Advertisement

A Contagious and Involving ‘Fever’

Share

I’ve never seen Wallace Shawn performing on stage. Yet one can easily imagine him hunching over, squinting his eyes and unleashing his voice into an intellectual whine when he performs “The Fever,” a play that won a 1991 Obie Award.

In this Wolfskill Theater production at the cozy Cafe Metropol, Paul Mackley doesn’t try to imitate Shawn, although he stays true to Shawn’s feeling that this piece should be performed for groups of 10 or 12.

Dressed in jeans, a navy blue sweater vest and a striped long-sleeved shirt with his shoulder-length hair pulled back in a ponytail, Mackley exudes wide-eyed sincerity and torrential intellectual enthusiasm in Shawn’s meandering monologue about a well-to-do traveler. Finding himself worshiping the porcelain throne in a poverty-stricken country, this traveler is forced to confront his liberal values and concepts of poverty, the fairness of wealth distribution and his superior sense of entitlement.

Advertisement

It’s as if the audience is at a salon gathering of the intelligentsia when this traveler divulges this shapeless tale of suffering and political torture. Instead of linear relationships, we are given images in juxtaposition like verbose haiku.

Directors Wendy Molyneux and Leigh Okies have paced this show well and maximized the intimacy of the setting and the style of this informal monologue.

* “The Fever,” Wolfskill Theater at Cafe Metropol, 923 E. 3rd St., downtown L.A. Saturdays, 8 p.m. Ends May 29. $10. (213) 620-9229. Running time: 2 hours.

Thought-Provoking but Distant ‘Widows’

Barefoot women in black are waiting and wailing in Ariel Dorfman’s political allegory “Widows,” at the Open Fist Theatre. Written in collaboration with Tony Kushner, this drama is about how the uncertainty of the fate of the desaparecidos--men abducted by the secret police--leaves manless villages more miserable than lost hope.

As performed here on a minimalist set, the stiff portrayals and staging too often touch the mind when they should touch the heart. In an unnamed country, an old woman, Sofia (Jeanie Van Dam), is so stricken by grief that she can’t work. Instead she waits at the river bend where the women wash their clothes. The river rewards her patience by delivering faceless corpses.

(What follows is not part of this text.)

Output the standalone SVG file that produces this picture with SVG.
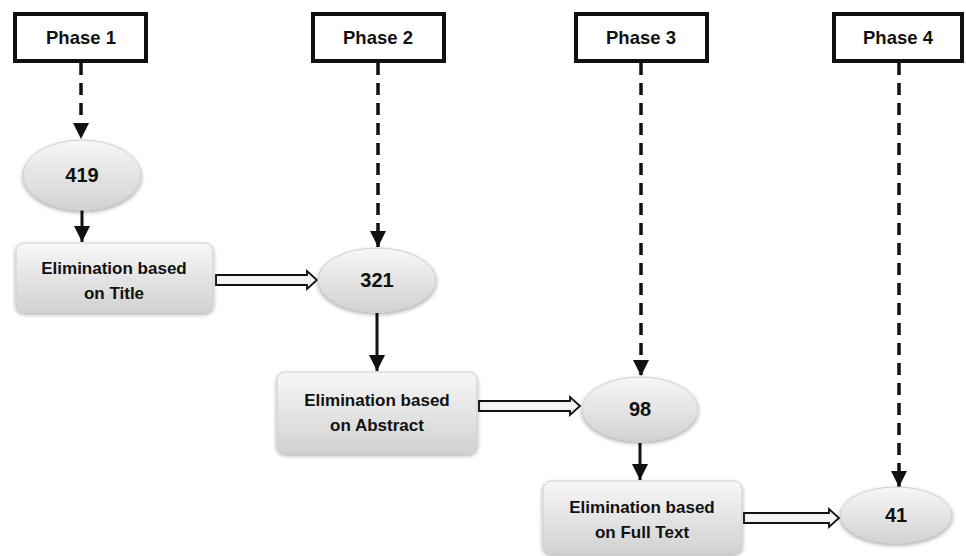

Her desperation disturbs the new captain (Joe Hulser), who scolds his second in command (Don Tieri) for not being wiser. One should always give them something to end their waiting, “even if you give them a finger to bury.”

Advertisement

When all 36 “mentally underdeveloped, emotionally overdeveloped” widows attempt to claim one body, the captain reverts to the old methods of terror.

Dorfman’s insertion of his alter ego, the Writer in Exile (Adrian Sparks), who is “a mirror of a mirror” created by the grieving widows, further removes the audience from the women. Instead of assuming the weight of a Greek tragedy, the play is a rumination--philosophical and not particularly gut-wrenching. The members of the ruling class are presented and played as hissable villains, making this morality play lopsided, something that director Brian Newberg does little to mitigate.

* “Widows,” Open Fist Theatre, 1625 N. La Brea Ave., Hollywood. Fridays-Saturdays, 8 p.m. Ends May 29. $15. (323) 882-6912. Running time: 2 hours, 30 minutes.

‘Dreamers’ May Be a Bit Too Mixed Up

Christina Harley’s uneven drama “Dreamers,” at the Zephyr Theatre, has some absorbing moments as it veers wildly between exaggerated comedy and gritty reality.

Beginning with a television announcement of the assassination of the Rev. Martin Luther King Jr., Harley tenuously ties the loss of the leader who gave African Americans dreams with the unrealistic dreams of one family. Like the eviction notice that ends the first act, this parallelism is only a loosely incorporated device with minimal repercussions.

In this dysfunctional family the mother, Lola (Vanessa Bell Calloway), is a zealous pastor’s wife who can’t admit her husband ran with another woman three years earlier. Her daughter, Princess (Harley), can’t keep her legs shut, because, as she all too wisely pronounces, her mother never gave her any love so she has to find it somewhere. Princess has two babies and is working on a third. Lola’s brother Otis (Glynn Turman) once dreamed of running in the Olympics but is now crippled by polio and his own depression.

Advertisement

It’s a strange dichotomy, seeing women buffoonishly feeling themselves up at the sound of a sax and later emotionally imploding at the crushing realization of desertion. Director Art Evans magnifies this schizophrenic tone; his touch is more assured during the lighter sequences.

The cast is generally competent, but Turman is a scene-stealer as the sardonically cynical Otis, even when he’s just wordlessly limping around Marco De Leon’s decrepit apartment set before the show starts.